Many web forms use POST requests, where the form information is sent as part of the body of the web request (as opposed to embedded in the URL).
In such cases, you can use a tool such as [requests.post](https://2.python-requests.org/en/master/user/quickstart/#more-complicated-post-requests) or Selenium to [fill out and submit](https://selenium-python.readthedocs.io/locating-elements.html?highlight=login#locating-by-id)
the form.

### Logging in

Sites that require logins can often be handled by simply passing in your login credentials as part of a web form (see Web Forms above). The requests library provides several ways to [authenticate](http://docs.python-requests.org/en/master/user/authentication/),
or you can use a stateful web browser such as Selenium to [fill out a login form](https://selenium-python.readthedocs.io/locating-elements.html?highlight=login#locating-by-id).
Login-based sites will also often use sessions/cookies to manage your interactions. See [Stateful Web Scraping](#stateful-web-scraping) below for more details on how to handle this.

### Dynamic content

Many sites use Javascript to dynamically add or transform page content ***after*** you've loaded the page. This means that what you see in the source HTML using View Source will not match what you see in the browser
(or the Elements tab of Chrome Developer Tools).

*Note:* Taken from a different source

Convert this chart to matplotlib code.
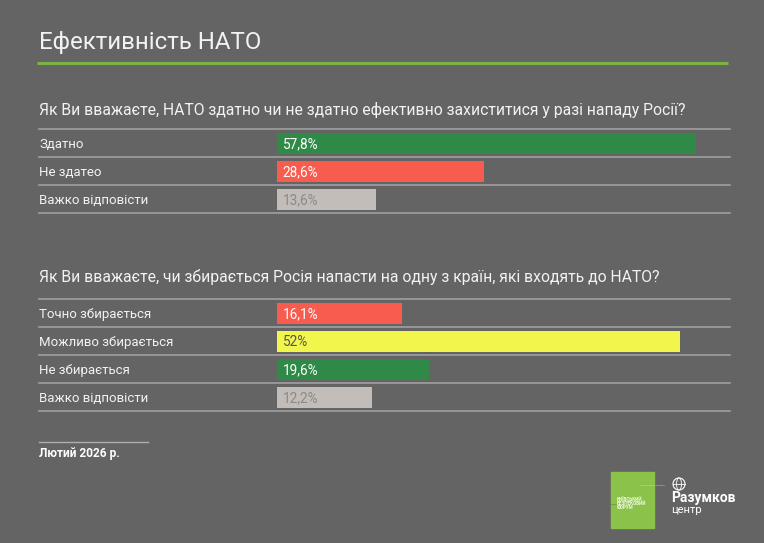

Scraping such a page requires using a library such as [Selenium](https://selenium-python.readthedocs.io/index.html), which uses the "web driver" technology behind browsers such as Firefox to automate browser interactions.

Selenium gives you access to the [Document Object Model](https://developer.mozilla.org/en-US/docs/Web/API/Document_Object_Model/Introduction)
(DOM) -- the content as seen by a real web browser. The DOM is the internal representation of a page that reflects both the static HTML *and* elements/styles dynamically added or manipulated by Javascript.

Selenium allows you to automate interactions with the DOM -- the same as a human using a browser -- to generate the content that you're targeting, such as scrolling down a page or stepping through a paginated list of results.

Further, the [Python Selenium](https://selenium-python.readthedocs.io/) library
provides convenient helper methods to help you access DOM elements, for instance using [CSS selectors](https://selenium-python.readthedocs.io/locating-elements.html#locating-elements-by-css-selectors). This is similar in concept (and often in syntax) to how BeautifulSoup helps you parse and extract data from HTML.

### Stateful Web Scraping

Some websites will use [sessions](https://en.wikipedia.org/wiki/Session_(computer_science)#HTTP_session_token) to uniquely identify a visitor and maintain a record of the visitor's interaction -- or state --with the site. Web servers often manage sessions by sending a unique
key in a [cookie](https://en.wikipedia.org/wiki/HTTP_cookie) to your browser. This key is passed back to the server for each new request a visitor makes (e.g. when submitting a search form). Scraping a session based-site requires you to manage the session in your code. The
requests library has support for [managing
sessions](https://2.python-requests.org/en/master/user/advanced/#session-objects).

Alternatively, you can use a library such as [Selenium](https://selenium-python.readthedocs.io/getting-started.html) to mimic a browser and get session management for "free" (although note that session management in Selenium can also get tricky depending on the
nature of the site).